2025-06-24 ペンシルベニア州立大学(PennState)
<関連情報>
- https://www.psu.edu/news/engineering/story/qa-how-does-computer-science-advance-biology
- https://www.biorxiv.org/content/10.1101/2023.11.21.568151v7.article-info
- https://www.biorxiv.org/content/10.1101/2024.11.05.622153v1.article-info
プロクルステン・グラフ K-merサイズ解析のための部分文字列インデックス Prokrustean Graph: A substring index for rapid k-mer size analysis
Adam Park, David Koslicki
bioRxiv Posted: December 20, 2024
DOI:https://doi.org/10.1101/2023.11.21.568151
Abstract
Despite the widespread adoption of k-mer-based methods in bioinformatics, understanding the influence of k-mer sizes remains a persistent challenge. Selecting an optimal k-mer size or employing multiple k-mer sizes is often arbitrary, application-specific, and fraught with computational complexities. Typically, the influence of k-mer size is obscured by the outputs of complex bioinformatics tasks, such as genome analysis, comparison, assembly, alignment, and error correction. However, it is frequently overlooked that every method is built above a well-defined k-mer-based object like Jaccard Similarity, de Bruijn graphs, k-mer spectra, and Bray-Curtis Dissimilarity. Despite these objects offering a clearer perspective on the role of k-mer sizes, the dynamics of k-mer-based objects with respect to k-mer sizes remain surprisingly elusive.

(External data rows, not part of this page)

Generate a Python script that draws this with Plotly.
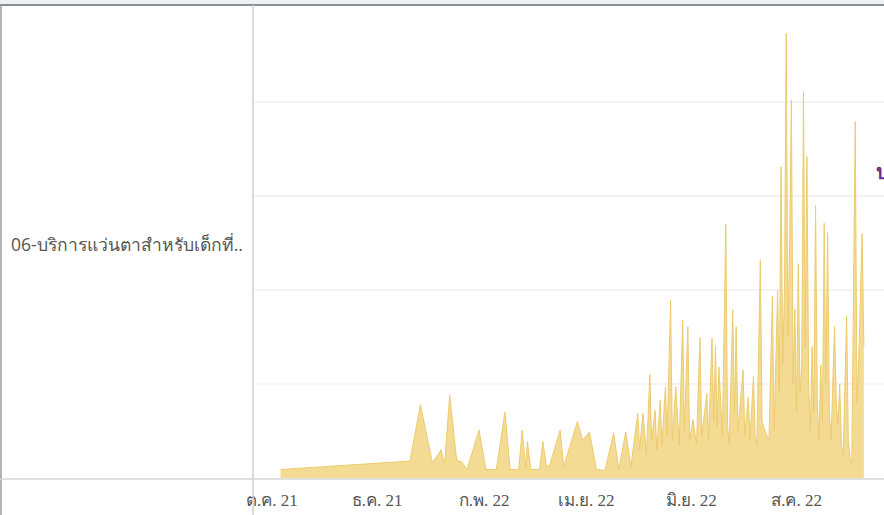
import plotly.graph_objects as go

# ---- data ----
row_label = "06-บริการแว่นตาสำหรับเด็กที่.."
dates = [
    "2021-10-06", "2021-12-20", "2021-12-26", "2022-01-02", "2022-01-07", "2022-01-09",
    "2022-01-12", "2022-01-16", "2022-01-19", "2022-01-22", "2022-01-29", "2022-02-02",
    "2022-02-08", "2022-02-13", "2022-02-16", "2022-02-21", "2022-02-23", "2022-02-25",
    "2022-02-26", "2022-02-28", "2022-03-05", "2022-03-07", "2022-03-09", "2022-03-11",
    "2022-03-17", "2022-03-19", "2022-03-27", "2022-03-30", "2022-04-03", "2022-04-07",
    "2022-04-12", "2022-04-17", "2022-04-20", "2022-04-24", "2022-04-27", "2022-05-01",
    "2022-05-02", "2022-05-04", "2022-05-06", "2022-05-08", "2022-05-09", "2022-05-11",
    "2022-05-12", "2022-05-14", "2022-05-15", "2022-05-17", "2022-05-18", "2022-05-20",
    "2022-05-21", "2022-05-23", "2022-05-25", "2022-05-27", "2022-05-28", "2022-05-30",
    "2022-05-31", "2022-06-02", "2022-06-04", "2022-06-06", "2022-06-07", "2022-06-10",
    "2022-06-11", "2022-06-13", "2022-06-14", "2022-06-15", "2022-06-16", "2022-06-17",
    "2022-06-19", "2022-06-21", "2022-06-22", "2022-06-23", "2022-06-25", "2022-06-26",
    "2022-06-27", "2022-06-28", "2022-07-01", "2022-07-02", "2022-07-04", "2022-07-05",
    "2022-07-07", "2022-07-08", "2022-07-09", "2022-07-11", "2022-07-12", "2022-07-14",
    "2022-07-16", "2022-07-18", "2022-07-19", "2022-07-21", "2022-07-22", "2022-07-23",
    "2022-07-24", "2022-07-25", "2022-07-26", "2022-07-27", "2022-07-28", "2022-07-29",
    "2022-07-30", "2022-07-31", "2022-08-01", "2022-08-02", "2022-08-03", "2022-08-04",
    "2022-08-05", "2022-08-06", "2022-08-07", "2022-08-08", "2022-08-09", "2022-08-10",
    "2022-08-11", "2022-08-12", "2022-08-13", "2022-08-14", "2022-08-15", "2022-08-16",
    "2022-08-17", "2022-08-18", "2022-08-19", "2022-08-20", "2022-08-21", "2022-08-23",
    "2022-08-24", "2022-08-25", "2022-08-26", "2022-08-27", "2022-08-28", "2022-08-30",
    "2022-08-31", "2022-09-01", "2022-09-02", "2022-09-04", "2022-09-05", "2022-09-06",
    "2022-09-08", "2022-09-09",
]
values = [
    0.9, 1.8, 7.8, 1.6, 3.0, 1.4,
    8.8, 1.9, 1.7, 0.9, 5.1, 0.9,
    0.9, 7.0, 0.9, 0.9, 5.1, 1.1,
    3.9, 0.9, 0.9, 3.9, 1.2, 1.4,
    5.1, 1.2, 6.0, 4.0, 4.9, 0.9,
    0.8, 4.8, 0.9, 4.9, 1.2, 6.9,
    3.0, 6.9, 2.5, 11.0, 4.0, 7.2,
    3.0, 8.3, 3.5, 9.7, 4.5, 18.9,
    4.0, 9.7, 3.5, 16.8, 5.0, 16.1,
    4.0, 6.2, 3.5, 14.9, 4.5, 9.0,
    4.0, 14.9, 6.0, 14.0, 5.5, 11.8,
    4.5, 27.0, 5.5, 3.5, 17.9, 7.0,
    16.1, 5.0, 11.5, 4.5, 8.6, 4.0,
    10.8, 4.5, 3.5, 23.2, 6.0, 4.8,
    4.0, 19.3, 5.0, 20.0, 9.0, 33.1,
    12.0, 20.0, 47.3, 15.0, 25.0, 40.2,
    10.0, 18.0, 7.0, 22.8, 9.0, 12.0,
    41.1, 14.0, 34.2, 10.0, 5.0, 14.0,
    7.0, 29.0, 8.0, 4.0, 12.0, 6.0,
    27.1, 10.0, 26.1, 7.0, 4.0, 16.1,
    8.0, 5.8, 10.0, 3.5, 2.5, 17.2,
    4.0, 2.0, 1.6, 37.9, 8.0, 12.6,
    26.0, 14.0,
]
tick_dates = ["2021-10-01", "2021-12-01", "2022-02-01", "2022-04-01", "2022-06-01", "2022-08-01"]
tick_labels = ["ต.ค. 21", "ธ.ค. 21", "ก.พ. 22", "เม.ย. 22", "มิ.ย. 22", "ส.ค. 22"]
grid_values = [10, 20, 30, 40]

W, H = 884, 515
L, R, T, B = 254, 0, 8, 37
PW, PH = W - L - R, H - T - B

def px(x):
    return (x - L) / PW

def py(y):
    return (H - B - y) / PH

fig = go.Figure()
fig.add_trace(go.Scatter(
    x=dates, y=values, mode="lines", fill="tozeroy",
    line=dict(color="#EDCB6E", width=1),
    fillcolor="rgba(243,216,138,0.92)",
    hoverinfo="skip", showlegend=False,
))

shapes = [
    dict(type="rect", xref="paper", yref="paper", x0=px(0), x1=px(W), y0=py(0), y1=py(4),
         fillcolor="#EEF2F5", line=dict(width=0), layer="above"),
    dict(type="line", xref="paper", yref="paper", x0=px(0), x1=px(W), y0=py(5), y1=py(5),
         line=dict(color="#8C8F93", width=2), layer="above"),
    dict(type="line", xref="paper", yref="paper", x0=px(1), x1=px(1), y0=py(5), y1=py(H),
         line=dict(color="#9A9A9A", width=1.5), layer="above"),
    dict(type="line", xref="paper", yref="paper", x0=px(253), x1=px(253), y0=py(5), y1=py(H),
         line=dict(color="#CFCFCF", width=1.5), layer="above"),
    dict(type="line", xref="paper", yref="paper", x0=px(0), x1=px(W), y0=py(479), y1=py(479),
         line=dict(color="#D6D6D6", width=1.5), layer="above"),
]

annotations = [
    dict(text=row_label, xref="paper", yref="paper", x=px(9), y=py(244),
         xanchor="left", yanchor="middle", showarrow=False,
         font=dict(size=17.5, color="#555555")),
    dict(text="<b>ป</b>", xref="paper", yref="paper", x=px(874), y=py(171),
         xanchor="left", yanchor="middle", showarrow=False,
         font=dict(size=20, color="#6B2D90")),
]

fig.update_layout(
    width=W, height=H,
    margin=dict(l=L, r=R, t=T, b=B, pad=0),
    paper_bgcolor="white", plot_bgcolor="white",
    shapes=shapes, annotations=annotations,
    xaxis=dict(
        type="date",
        range=["2021-09-20 14:00", "2022-09-20 16:00"],
        tickvals=tick_dates, ticktext=tick_labels,
        showgrid=False, zeroline=False, showline=False, ticks="",
        tickfont=dict(size=17, color="#555555", family="Liberation Serif, serif"),
        ticklabelstandoff=10,
    ),
    yaxis=dict(
        range=[0, 50], tickvals=grid_values, showticklabels=False,
        showgrid=True, gridcolor="#F3F3F3", gridwidth=1.5,
        zeroline=False, showline=False, ticks="",
    ),
)

fig.write_html(
    "out.html",
    config={"displayModeBar": False, "staticPlot": True},
    post_script="document.body.style.margin='0';document.body.style.overflow='hidden';",
)
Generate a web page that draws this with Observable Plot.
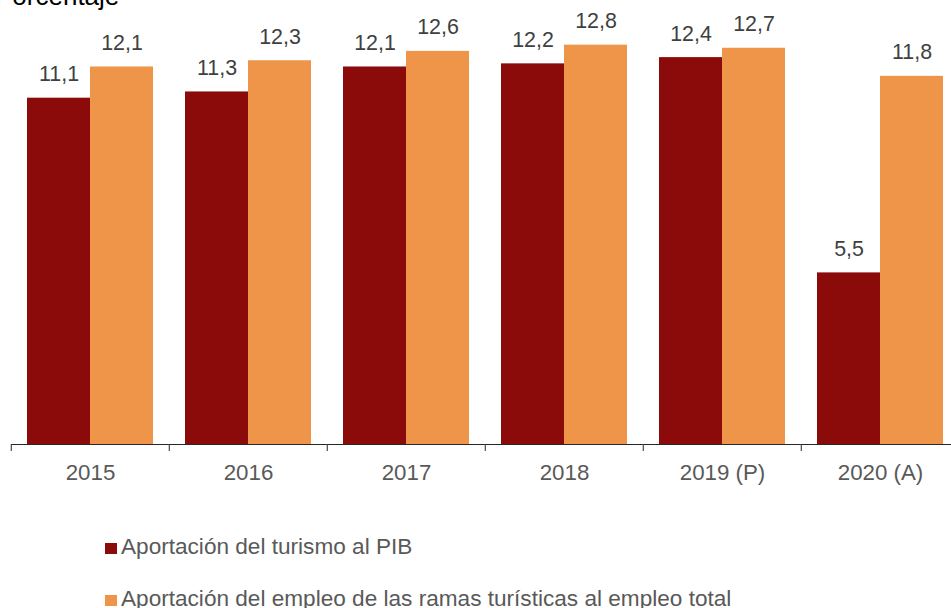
<!DOCTYPE html>
<html>
<head>
<meta charset="utf-8">
<script src="https://cdn.jsdelivr.net/npm/d3@7"></script>
<script src="https://cdn.jsdelivr.net/npm/@observablehq/plot@0.6"></script>
<style>
  html, body { margin: 0; padding: 0; background: #fff; overflow: hidden; }
  body { font-family: "Liberation Sans", Arial, sans-serif; }
  #wrap { position: relative; width: 951px; height: 608px; overflow: hidden; }
  #title { position: absolute; left: -5px; top: -17px; font-size: 26px; line-height: 26px; color: #000; white-space: nowrap; }
  .sw { position: absolute; width: 12px; height: 11px; }
  .lt { position: absolute; font-size: 22.6px; line-height: 22.6px; color: #595959; white-space: nowrap; }
</style>
</head>
<body>
<div id="wrap">
  <div id="chart"></div>
  <div id="title">Porcentaje</div>
  <div id="legend"></div>
</div>
<script>
const years = ["2015", "2016", "2017", "2018", "2019 (P)", "2020 (A)"];
const series = ["Aportación del turismo al PIB", "Aportación del empleo de las ramas turísticas al empleo total"];
const pib = [11.1, 11.3, 12.1, 12.2, 12.4, 5.5];
const empleo = [12.1, 12.3, 12.6, 12.8, 12.7, 11.8];
const colors = ["#8b0a0a", "#ee9549"];

const data = [];
years.forEach((y, i) => {
  data.push({year: y, serie: series[0], value: pib[i]});
  data.push({year: y, serie: series[1], value: empleo[i]});
});
const fmt = v => d3.format(".1f")(v).replace(".", ",");

const W = 951;
const marginLeft = 10, marginRight = -10;
const step = (W - marginLeft - marginRight) / years.length;

const chart = Plot.plot({
  width: W,
  height: 500,
  marginTop: 7.2,
  marginBottom: 56,
  marginLeft,
  marginRight,
  style: {fontFamily: "Liberation Sans, Arial, sans-serif", background: "transparent", overflow: "visible"},
  fx: {domain: years, paddingInner: 0.2, paddingOuter: 0.1, label: null},
  x: {domain: series, padding: 0, axis: null},
  y: {domain: [0, 14], axis: null},
  color: {domain: series, range: colors},
  marks: [
    Plot.barY(data, {fx: "year", x: "serie", y: "value", fill: "serie"}),
    Plot.ruleY([0], {stroke: "#262626", strokeWidth: 1, insetLeft: -step * 0.1, insetRight: -step * 0.1}),
    Plot.text(data, {fx: "year", x: "serie", y: "value", text: d => fmt(d.value), dy: -17, lineAnchor: "bottom", fontSize: 21.4, fill: "#404040"}),
    Plot.axisFx({anchor: "bottom", tickSize: 0, tickPadding: 20, fontSize: 22.3, fill: "#595959", label: null}),
    Plot.axisFx({anchor: "bottom", tickSize: 7, dx: -step / 2, tickFormat: () => "", stroke: "#262626", label: null})
  ]
});
document.getElementById("chart").appendChild(chart);

const legend = document.getElementById("legend");
const legendTops = [536, 588];
series.forEach((s, i) => {
  const sw = document.createElement("div");
  sw.className = "sw";
  sw.style.left = "105px";
  sw.style.top = (legendTops[i] + 7) + "px";
  sw.style.background = colors[i];
  legend.appendChild(sw);
  const t = document.createElement("div");
  t.className = "lt";
  t.style.left = "121px";
  t.style.top = legendTops[i] + "px";
  t.textContent = s;
  legend.appendChild(t);
});
</script>
</body>
</html>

This paper introduces a computational framework that generalizes the transition of k-mer-based objects across k-mer sizes, utilizing a novel substring index, the Prokrustean graph. The primary contribution of this framework is to compute quantities associated with k-mer-based objects for all k-mer sizes, where the computational complexity depends solely on the number of maximal repeats and is independent of the range of k-mer sizes. For example, counting vertices of compacted de Bruijn graphs for k = 1, …, 100 can be accomplished in mere seconds with our substring index constructed on a gigabase-sized read set.
Additionally, we derive a space-efficient algorithm to extract the Prokrustean graph from the Burrows-Wheeler Transform. It becomes evident that modern substring indices, mostly based on longest common prefixes of suffix arrays, inherently face difficulties at exploring varying k-mer sizes due to their limitations at grouping co-occurring substrings.
We have implemented four applications that utilize quantities critical in modern pangenomics and metagenomics. The code for these applications and the construction algorithm is available at https://github.com/KoslickiLab/prokrustean.
DCJ距離の厳密かつ高速なSAT定式化 An Exact and Fast SAT Formulation for the DCJ Distance
Aaryan M. Sarnaik,Chen, Austin Diaz, Mingfu Shao
bioRxiv Posted: November 08, 2024.
DOI:https://doi.org/10.1101/2024.11.05.622153
Abstract
Reducing into a satisfiability (SAT) formulation has been proven effective in solving certain NP-hard problems. In this work, we extend this research by presenting a novel SAT formulation for computing the double-cut-and-join (DCJ) distance between two genomes with duplicate genes. The DCJ distance serves as a crucial metric in studying genome rearrangement. Previous work achieved an exact solution by transforming it into a maximum cycle decomposition (MCD) problem on the corresponding adjacency graph of two genomes, followed by reducing this problem into an integer linear programming (ILP) formulation. Using both simulated datasets and real genomic datasets, we firmly conclude that the SAT-based method scales much better and runs faster than using ILP, being able to solve a whole new range of instances which the ILP-based method cannot solve in a reasonable amount of time. This underscores the SAT-based approach as a versatile and more powerful alternative to ILP, with promising implications for broader applications in computational biology.